In a decade, the university has grown from 800 students and seven courses to more than 6,000 students and 24 undergraduate and nine postgraduate courses. It also offers a doctorate in business administration.
The new campus will offer mainly postgraduate education, with a limited number of undergraduate courses.
Charles Diab, director of university advancement, admitted it faced stiff competition.
"The message we need to create is why ADU?” he said. " We've got a lot of great assets and reasons why students should choose ADU over others in Dubai but it's a huge challenge.”
Abu Dhabi University has campuses in Abu Dhabi and Al Ain. Mr Diab described expanding into Dubai as like "looking to move to another country”.
"We'll have to create awareness of the university and its uniqueness. Thankfully, the chairman is giving us the resources to do this.”

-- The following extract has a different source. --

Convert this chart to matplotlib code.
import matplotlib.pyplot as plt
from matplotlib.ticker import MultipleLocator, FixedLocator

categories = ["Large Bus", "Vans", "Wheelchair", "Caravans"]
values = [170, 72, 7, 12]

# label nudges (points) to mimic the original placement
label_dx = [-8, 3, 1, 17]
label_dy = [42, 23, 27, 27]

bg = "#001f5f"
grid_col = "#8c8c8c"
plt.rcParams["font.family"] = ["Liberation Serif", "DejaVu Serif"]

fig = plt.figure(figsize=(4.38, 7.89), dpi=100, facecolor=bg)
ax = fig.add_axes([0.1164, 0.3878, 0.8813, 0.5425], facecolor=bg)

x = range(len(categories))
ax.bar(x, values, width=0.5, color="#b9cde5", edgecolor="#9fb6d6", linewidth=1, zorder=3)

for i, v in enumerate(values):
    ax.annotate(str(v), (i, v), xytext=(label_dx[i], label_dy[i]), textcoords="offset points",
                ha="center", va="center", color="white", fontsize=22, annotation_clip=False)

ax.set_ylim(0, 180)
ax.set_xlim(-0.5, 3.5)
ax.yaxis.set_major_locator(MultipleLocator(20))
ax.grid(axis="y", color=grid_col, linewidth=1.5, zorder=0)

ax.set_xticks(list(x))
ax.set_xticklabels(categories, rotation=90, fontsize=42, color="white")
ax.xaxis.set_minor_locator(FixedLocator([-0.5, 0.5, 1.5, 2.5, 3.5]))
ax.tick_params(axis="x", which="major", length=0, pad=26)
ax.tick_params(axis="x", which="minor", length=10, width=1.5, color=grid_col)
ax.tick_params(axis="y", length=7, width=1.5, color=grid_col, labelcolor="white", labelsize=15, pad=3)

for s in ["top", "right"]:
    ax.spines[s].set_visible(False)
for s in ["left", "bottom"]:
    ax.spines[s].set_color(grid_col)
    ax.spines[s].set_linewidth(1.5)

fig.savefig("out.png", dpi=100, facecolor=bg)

Staff have a year to work on marketing and outreach programmes, said Mr Diab.
"The research going on here is what sets ADU apart. We've been given Dh3 million for the coming year alone for research, then there's the five-year plan.
"International rankings depend on this and for us to be the youngest of the three universities in the UAE to have made it to the QS rankings is a reflection of our dedication to this area. As such a young university, this position is huge. In terms of moving to Dubai, this research aspect just adds to our credibility.”
The QS rankings, published annually by the British company Quacquarelli Symonds, rate the world's top 800 universities. United Arab Emirates University, the American University of Sharjah and Abu Dhabi University are all in the top 650.
Ali Saeed bin Harmal Al Dhaheri, the university's chairman, said research centres in areas such as pharmaceuticals and law would be launched in the next five years as ADU continues to strive for international rankings.
ADU is also seeking US accreditation from the Western Association of Schools and Colleges, said Mr Al Dhaheri. "In 2003 we said we wanted to make sure our graduates found jobs and helped the economy, and now 90 per cent find jobs.”
Dr Ibrahim said research was a priority, taking the university from a teaching institution to a research-based institution both serving the local economy and filling the gaps in the employment market.
Last year the Norwegian Institute of Air Research set up labs at ADU and the two are collaborating on research projects. Last week ADU was granted its first patent, in the application of material development in energy. Research will continue to be a major focus in addition to areas such as transport, information technology and water desalination.
"It's what is vital for international recognition,” said Dr Ibrahim.